(Stated problem):
Below are records; please write out exactly the lines from the first line through the line containing "weeks = list(range(1, 53))", with no pictures.

(Data supplied):
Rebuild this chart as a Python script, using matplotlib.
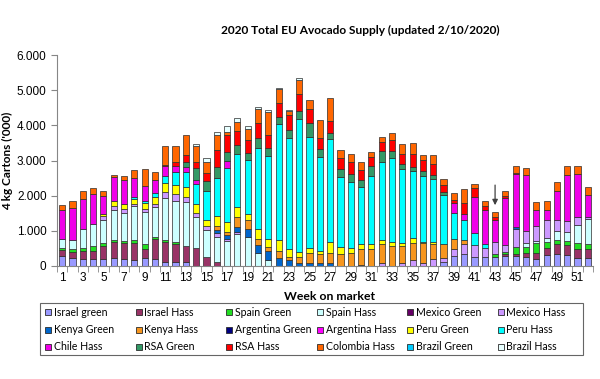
import matplotlib
matplotlib.use('Agg')
import matplotlib.pyplot as plt
from matplotlib.patches import Rectangle
from matplotlib.ticker import FuncFormatter, MultipleLocator
import numpy as np

weeks = list(range(1, 53))

# values in 4 kg cartons ('000), one list per origin, week 1..52
israel_green = [280, 215, 190, 190, 190, 215, 190, 170, 215, 190, 120, 120,
                120, 0, 0, 0, 0, 0, 0, 0, 0, 0, 0, 0,
                0, 0, 0, 0, 0, 0, 0, 0, 0, 0, 0, 0,
                0, 120, 280, 340, 245, 245, 245, 280, 280, 245, 190, 310, 340, 310, 215, 215]
israel_hass = [170, 190, 245, 245, 375, 470, 470, 470, 280, 565, 565, 500,
               440, 525, 245, 120, 0, 0, 0, 0, 0, 0, 0, 0,
               0, 0, 0, 0, 0, 0, 0, 0, 0, 0, 0, 0,
               0, 0, 0, 0, 0, 0, 0, 50, 75, 130, 190, 190, 280, 280, 280, 280]
spain_green = [60, 65, 65, 130, 75, 50, 50, 110, 120, 75, 65, 65,
               0, 0, 0, 0, 0, 0, 0, 0, 0, 0, 0, 0,
               0, 0, 0, 0, 0, 0, 0, 0, 0, 0, 0, 0,
               0, 0, 0, 0, 0, 0, 95, 65, 190, 170, 280, 190, 130, 120, 160, 140]
spain_hass = [270, 280, 565, 640, 660, 845, 800, 965, 910, 845, 1185, 1175,
              1250, 865, 790, 705, 725, 920, 825, 360, 170, 0, 0, 0,
              0, 0, 0, 0, 0, 0, 0, 0, 0, 0, 0, 0,
              0, 0, 0, 0, 0, 0, 0, 0, 0, 95, 55, 120, 245, 255, 525, 705]
mexico_green = [0] * 52
mexico_hass = [0, 0, 0, 0, 110, 140, 120, 50, 95, 95, 160, 190,
               160, 110, 110, 110, 50, 50, 0, 0, 0, 0, 0, 0,
               0, 0, 0, 0, 0, 0, 0, 75, 0, 95, 170, 95,
               190, 95, 215, 280, 350, 280, 350, 215, 515, 355, 415, 505, 320, 310, 225, 65]
kenya_green = [0, 0, 0, 0, 0, 0, 0, 0, 0, 0, 0, 0,
               0, 0, 0, 75, 110, 140, 235, 235, 265, 215, 170, 95,
               95, 95, 95, 0, 0, 30, 0, 0, 0, 0, 0, 0,
               0, 0, 0, 0, 0, 0, 0, 0, 45, 0, 0, 0, 0, 0, 0, 0]
kenya_hass = [0, 0, 0, 0, 0, 0, 0, 0, 0, 0, 0, 0,
              0, 0, 0, 140, 75, 280, 235, 160, 110, 215, 75, 170,
              265, 235, 280, 330, 360, 440, 470, 545, 565, 470, 490, 545,
              430, 405, 280, 110, 0, 0, 0, 0, 0, 0, 0, 0, 0, 0, 0, 0]
argentina_green = [0] * 52
argentina_hass = [0] * 52
peru_green = [0, 0, 0, 0, 75, 120, 140, 140, 160, 205, 255, 265,
              265, 265, 150, 280, 300, 300, 190, 310, 235, 320, 225, 140,
              140, 105, 310, 215, 140, 150, 150, 130, 120, 75, 150, 50,
              65, 0, 0, 0, 0, 0, 0, 0, 0, 0, 0, 0, 0, 0, 0, 0]
peru_hass = [0, 0, 0, 0, 0, 0, 0, 65, 75, 95, 215, 350,
             450, 565, 845, 1080, 1530, 1500, 1520, 2280, 2350, 3290, 3175, 3785,
             3175, 2670, 2940, 1975, 1880, 1635, 1945, 2215, 2380, 2115, 1900, 1880,
             1785, 1410, 725, 585, 330, 95, 0, 0, 0, 0, 0, 0, 0, 0, 0, 0]
chile_hass = [820, 900, 845, 845, 505, 705, 675, 525, 425, 375, 280, 190,
              130, 110, 0, 0, 190, 0, 0, 0, 0, 0, 0, 0,
              0, 0, 0, 0, 0, 0, 0, 0, 0, 0, 0, 0,
              0, 0, 280, 150, 1035, 975, 630, 1315, 1520, 1595, 470, 280, 810, 1315, 1200, 620]
rsa_green = [0, 0, 0, 0, 0, 0, 0, 0, 0, 0, 0, 0,
             150, 340, 280, 300, 255, 245, 215, 300, 235, 190, 235, 205,
             395, 235, 160, 235, 235, 190, 280, 300, 205, 140, 110, 140,
             120, 65, 0, 0, 0, 0, 0, 0, 0, 0, 0, 0, 0, 0, 0, 0]
rsa_hass = [0, 0, 0, 0, 0, 0, 0, 0, 0, 0, 30, 95,
            190, 190, 235, 500, 500, 415, 375, 420, 360, 395, 405, 490,
            405, 310, 330, 310, 330, 280, 255, 265, 300, 300, 360, 300,
            300, 215, 95, 320, 265, 120, 75, 65, 30, 0, 0, 0, 0, 0, 0, 0]
colombia_hass = [130, 205, 215, 170, 130, 50, 120, 225, 490, 215, 535, 470,
                 565, 440, 300, 405, 65, 245, 310, 405, 660, 415, 110, 405,
                 255, 490, 660, 225, 235, 245, 140, 130, 215, 265, 330, 150,
                 265, 160, 215, 405, 95, 140, 140, 140, 180, 190, 215, 245, 255, 255, 235, 225]
brazil_green = [0] * 52
brazil_hass = [0, 0, 0, 0, 0, 0, 0, 0, 0, 0, 0, 0,
               0, 50, 120, 95, 170, 110, 85, 40, 50, 20, 55, 65,
               0, 0, 0, 0, 0, 0, 0, 0, 0, 0, 0, 0,
               0, 0, 0, 0, 0, 0, 0, 0, 0, 0, 0, 0, 0, 0, 0, 0]

series = [
    ('Israel green', israel_green, '#9999ff'),
    ('Israel Hass', israel_hass, '#993366'),
    ('Spain Green', spain_green, '#22dd22'),
    ('Spain Hass', spain_hass, '#ccffff'),
    ('Mexico Green', mexico_green, '#660066'),
    ('Mexico Hass', mexico_hass, '#cc99ff'),
    ('Kenya Green', kenya_green, '#0066cc'),
    ('Kenya Hass', kenya_hass, '#f7961e'),
    ('Argentina Green', argentina_green, '#000080'),
    ('Argentina Hass', argentina_hass, '#ff00ff'),
    ('Peru Green', peru_green, '#ffff00'),
    ('Peru Hass', peru_hass, '#00ffff'),
    ('Chile Hass', chile_hass, '#f000e8'),
    ('RSA Green', rsa_green, '#339966'),
    ('RSA Hass', rsa_hass, '#ff0000'),
    ('Colombia Hass', colombia_hass, '#ff6600'),
    ('Brazil Green', brazil_green, '#00ccff'),
    ('Brazil Hass', brazil_hass, '#e8ffff'),
]

TEXT_FONT = ['Lato', 'DejaVu Sans']
TICK_FONT = ['Liberation Sans', 'DejaVu Sans']
W, H = 600, 379

fig = plt.figure(figsize=(W / 100, H / 100), dpi=100)
ax = fig.add_axes([57 / W, 1 - 266 / H, 536 / W, 211 / H])

x = np.array(weeks)
bottom = np.zeros(len(weeks))
for name, vals, color in series:
    vals = np.array(vals, dtype=float)
    mask = vals > 0
    ax.bar(x[mask], vals[mask], bottom=bottom[mask], width=0.6, color=color,
           edgecolor='#2b2b2b', linewidth=0.5, zorder=2)
    bottom += vals

ax.set_xlim(0.5, 52.5)
ax.set_ylim(0, 6000)
ax.yaxis.set_major_locator(MultipleLocator(1000))
ax.yaxis.set_major_formatter(FuncFormatter(lambda v, p: f'{int(v):,}'.replace(',', '.')))
ax.set_xticks(weeks[::2])
ax.set_xticks(np.arange(0.5, 53, 1), minor=True)
ax.tick_params(axis='x', which='major', length=0, pad=4)
ax.tick_params(axis='x', which='minor', length=4, color='#868686', direction='out')
ax.tick_params(axis='y', length=4, color='#868686', direction='out')
for lab in ax.get_xticklabels() + ax.get_yticklabels():
    lab.set_family(TICK_FONT)
    lab.set_fontsize(8.5)

for s in ['top', 'right']:
    ax.spines[s].set_visible(False)
for s in ['left', 'bottom']:
    ax.spines[s].set_color('#868686')
    ax.spines[s].set_linewidth(0.8)

ax.set_ylabel("4 kg Cartons ('000)", family=TEXT_FONT, fontsize=8.5, fontweight='bold')
ax.yaxis.set_label_coords(-44 / 536, 0.5)
fig.text(330 / W, 1 - 296 / H, 'Week on market', family=TEXT_FONT, fontsize=8.8,
         fontweight='bold', ha='center', va='center')
fig.text(360 / W, 1 - 30 / H, '2020 Total EU Avocado Supply (updated 2/10/2020)',
         family=TEXT_FONT, fontsize=8.6, fontweight='bold', ha='center', va='center')

# arrow marking the latest week
ax.annotate('', xy=(43, 1650), xytext=(43, 2380),
            arrowprops=dict(arrowstyle='-|>', color='#404040', lw=0.9, mutation_scale=8))

# legend laid out like the spreadsheet one: 6 equal columns, filled row by row
fig.add_artist(Rectangle((40 / W, 1 - 355 / H), 543 / W, 52 / H, transform=fig.transFigure,
                         facecolor='white', edgecolor='#666666', linewidth=0.8))
for i, (name, vals, color) in enumerate(series):
    r, c = divmod(i, 6)
    px = 45 + c * 90.5
    py = 312 + r * 17.5
    fig.add_artist(Rectangle((px / W, 1 - (py + 3) / H), 6 / W, 6 / H, transform=fig.transFigure,
                             facecolor=color, edgecolor='#2b2b2b', linewidth=0.6))
    fig.text((px + 9) / W, 1 - py / H, name, family=TEXT_FONT, fontsize=7.6,
             ha='left', va='center')

fig.savefig('out.png', dpi=100)
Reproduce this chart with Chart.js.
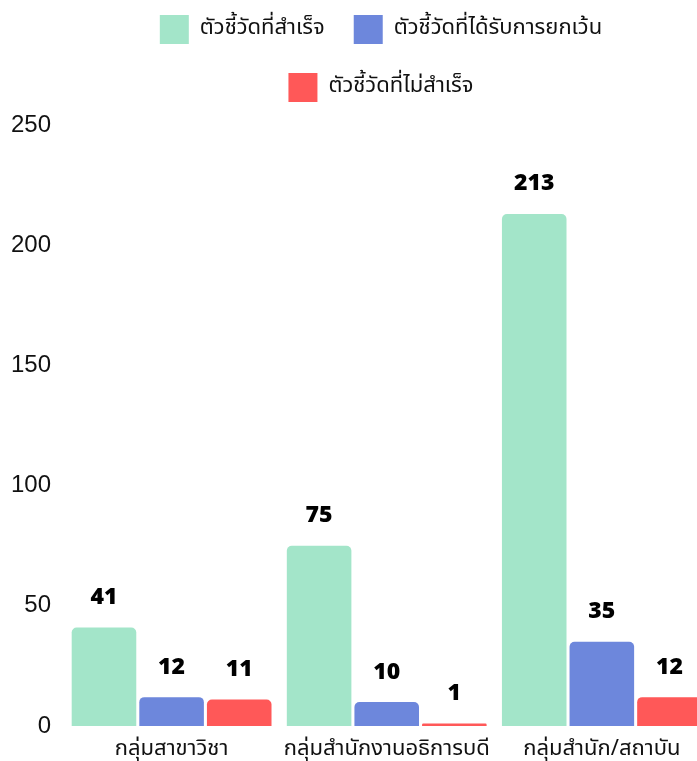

(Reply):
Rebuild this chart as a Python script, using matplotlib.
import matplotlib
matplotlib.use('Agg')
import matplotlib.pyplot as plt
from matplotlib.patches import Rectangle
from matplotlib.ticker import FuncFormatter, MultipleLocator
import numpy as np

weeks = list(range(1, 53))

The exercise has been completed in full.